"Edna's case was really a pathetic one," the copy reads. "Like every woman, her primary ambition was to marry. ... As her birthdays crept gradually toward that tragic thirty mark, marriage seemed farther from her life than ever." Amping up the pitiful, Edna is in tears. Why, Edna, why? Halitosis, of course. And "even your closest friends won't tell you."
Thus, this 1925 Listerine ad catapulted "Often a bridesmaid but never a bride" into the American consciousness as a shorthand for the-last-girl-picked-for-anything, the one who craves the spotlight but never gets it.
Listerine was formulated in 1879, but it was decades later that the creator's son, Gerard Lambert, read the term "halitosis" in a medical journal and had his eureka moment.
Certainly, 1920s America was primed to worry about a new social scourge, however manufactured: Immigrants had brought smells from alien foods, and foreign germs and habits. Meanwhile, people began working and living in closer quarters. Indoor plumbing became widespread. Aided by advertisers, the American bathroom became a shrine to personal hygiene.
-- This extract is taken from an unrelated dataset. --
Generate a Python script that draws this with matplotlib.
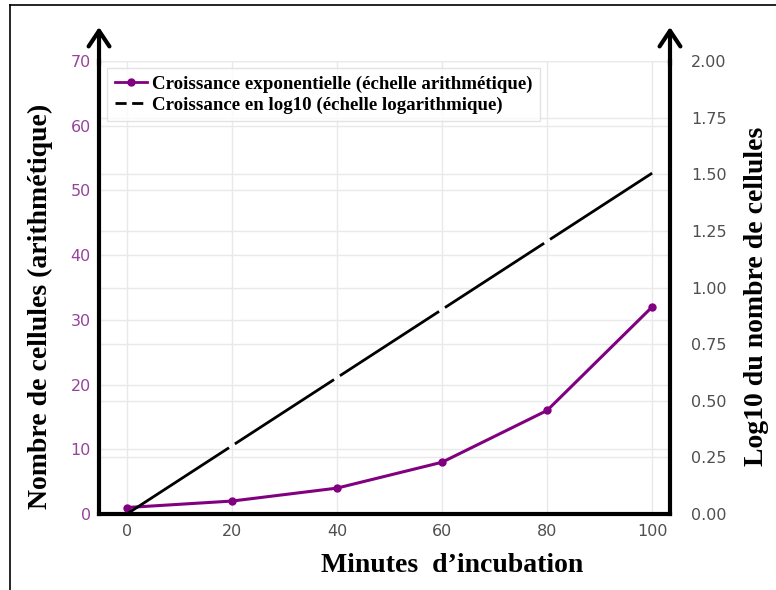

Bad breath became big business: According to the Listerine website, sales went from $115,000 a year in 1921 to $4 million a year by 1927. By the late 1920s, Listerine was the country's third-largest print advertiser.
Now a Johnson & Johnson product, Listerine is part of an "oral hygiene" category that has exploded into a $6 billion industry. Its most recent global campaign, begun in 2016, makes use of the line, "Bring Out the Bold." But today's ads will never have the same rocket power as the one lambasting poor Edna. Back then it was possible to believe that we could change our futures with a swish.